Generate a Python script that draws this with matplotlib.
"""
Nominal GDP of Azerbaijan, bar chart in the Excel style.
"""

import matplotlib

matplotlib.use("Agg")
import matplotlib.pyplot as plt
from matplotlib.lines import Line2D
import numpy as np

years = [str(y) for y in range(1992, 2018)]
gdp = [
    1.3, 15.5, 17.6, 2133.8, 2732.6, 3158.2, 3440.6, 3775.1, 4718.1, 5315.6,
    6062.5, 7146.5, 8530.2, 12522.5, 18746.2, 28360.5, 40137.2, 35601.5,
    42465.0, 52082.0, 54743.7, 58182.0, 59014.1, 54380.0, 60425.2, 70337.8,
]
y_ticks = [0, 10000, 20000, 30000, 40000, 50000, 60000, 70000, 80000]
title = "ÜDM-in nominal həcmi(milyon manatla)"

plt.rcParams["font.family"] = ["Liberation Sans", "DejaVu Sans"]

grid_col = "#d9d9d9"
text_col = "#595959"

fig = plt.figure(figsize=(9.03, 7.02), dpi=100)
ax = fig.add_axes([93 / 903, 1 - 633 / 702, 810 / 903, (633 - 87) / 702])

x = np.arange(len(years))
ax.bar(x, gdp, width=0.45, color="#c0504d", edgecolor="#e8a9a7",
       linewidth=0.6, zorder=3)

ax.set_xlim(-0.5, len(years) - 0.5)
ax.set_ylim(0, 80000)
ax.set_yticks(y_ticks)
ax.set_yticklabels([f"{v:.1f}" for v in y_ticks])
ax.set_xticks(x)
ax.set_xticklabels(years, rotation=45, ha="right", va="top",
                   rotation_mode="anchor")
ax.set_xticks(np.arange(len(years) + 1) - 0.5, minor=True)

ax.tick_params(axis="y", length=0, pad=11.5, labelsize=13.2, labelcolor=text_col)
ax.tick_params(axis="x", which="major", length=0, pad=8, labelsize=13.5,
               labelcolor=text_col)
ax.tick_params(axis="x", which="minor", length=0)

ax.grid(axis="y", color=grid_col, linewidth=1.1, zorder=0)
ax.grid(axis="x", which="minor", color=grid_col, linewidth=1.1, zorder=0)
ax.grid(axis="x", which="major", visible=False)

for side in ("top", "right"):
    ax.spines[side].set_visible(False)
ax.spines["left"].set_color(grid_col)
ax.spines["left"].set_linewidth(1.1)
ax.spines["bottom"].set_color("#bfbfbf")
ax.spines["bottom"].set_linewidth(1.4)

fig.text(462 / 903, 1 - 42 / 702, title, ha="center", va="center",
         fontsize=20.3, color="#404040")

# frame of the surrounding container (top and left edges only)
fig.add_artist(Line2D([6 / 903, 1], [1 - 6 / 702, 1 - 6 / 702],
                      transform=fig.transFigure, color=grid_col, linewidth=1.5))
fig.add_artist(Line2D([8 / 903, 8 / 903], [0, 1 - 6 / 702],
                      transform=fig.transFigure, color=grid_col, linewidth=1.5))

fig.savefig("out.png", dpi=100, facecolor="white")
- - - - - - -
Retype only the lines running from the top of the listing to the line that holds "import numpy as np", both ends included.

Generate a Python script that draws this with matplotlib.
"""
Nominal GDP of Azerbaijan, bar chart in the Excel style.
"""

import matplotlib

matplotlib.use("Agg")
import matplotlib.pyplot as plt
from matplotlib.lines import Line2D
import numpy as np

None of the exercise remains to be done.